October 3, 2018, 7:01pm

It doesn’t look like Apple will be unlocking any iPhones for the FBI anytime soon. In an interview with VICE News, CEO Tim Cook described the government’s assault on Apple to unlock an iPhone carried by one of the terrorists in the 2015 San Bernardino attack as something “I hope never to see again.”

The iPhone 5C was technically the property of the County of San Bernardino and issued to one of the shooters who killed 14 and injured 22 in the December 2015 attack. The feds wanted Apple to write a new OS to open the phone; Cook refused and the case appeared headed for the Supreme Court before the Department of Justice found another means to unlock the phone and dropped its case at the eleventh hour.

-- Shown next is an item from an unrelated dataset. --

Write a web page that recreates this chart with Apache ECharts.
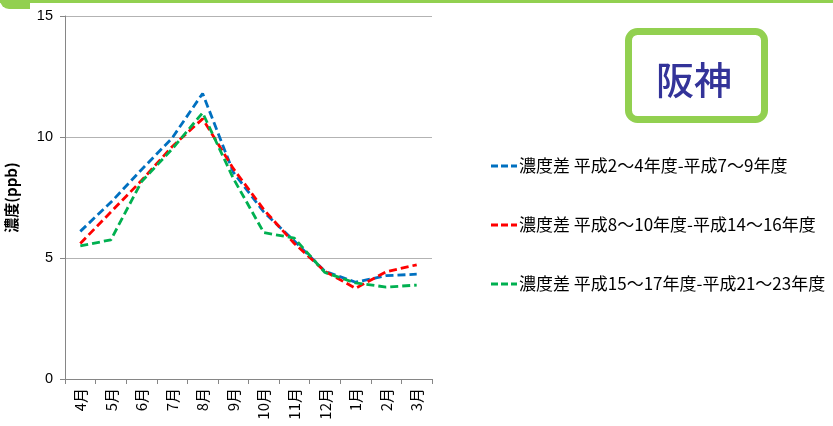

“I've never seen the government apparatus move against an individual or a company like this before,” Cook told VICE News. “Maybe I was just naive about the way things work. But I think there was a decision, at some level, that this process needed to exist, and the means to get there wasn't necessarily a topic, and so I saw a side that I had never seen before.

Read: Tim Cook says a Facebook-style data breach won't happen at Apple

“And I hope to never see it again.”

Since then, Apple has been at the center of the debate over encryption and government access to private communications. Apple’s view is this: It’s your phone; an immense amount of data is stored there, from email and texts to photos and social media to financial and browsing data; and you should be in control of it.

“Our simple view is if you buy a phone from us, it's yours. And I don't have the right or the ability to unlock it. It's encrypted. And it's encrypted with your password,” he said. “The FBI didn't accept that.”

Read: Tim Cook explains why Apple banned Alex Jones

Carrying out the government’s request to build a new OS to unlock iPhones would put hundreds of millions of iPhone users at risk.

“I mean, you could imagine if such a tool existed: It would be the target of everyone in the world to try to guard this tool. And so, we refused,” he said.

Cook felt that this case was unprecedented and said that Apple “could not find a single case in the history of the United States where a company had been ordered to do something that was bad for hundreds of millions of people.”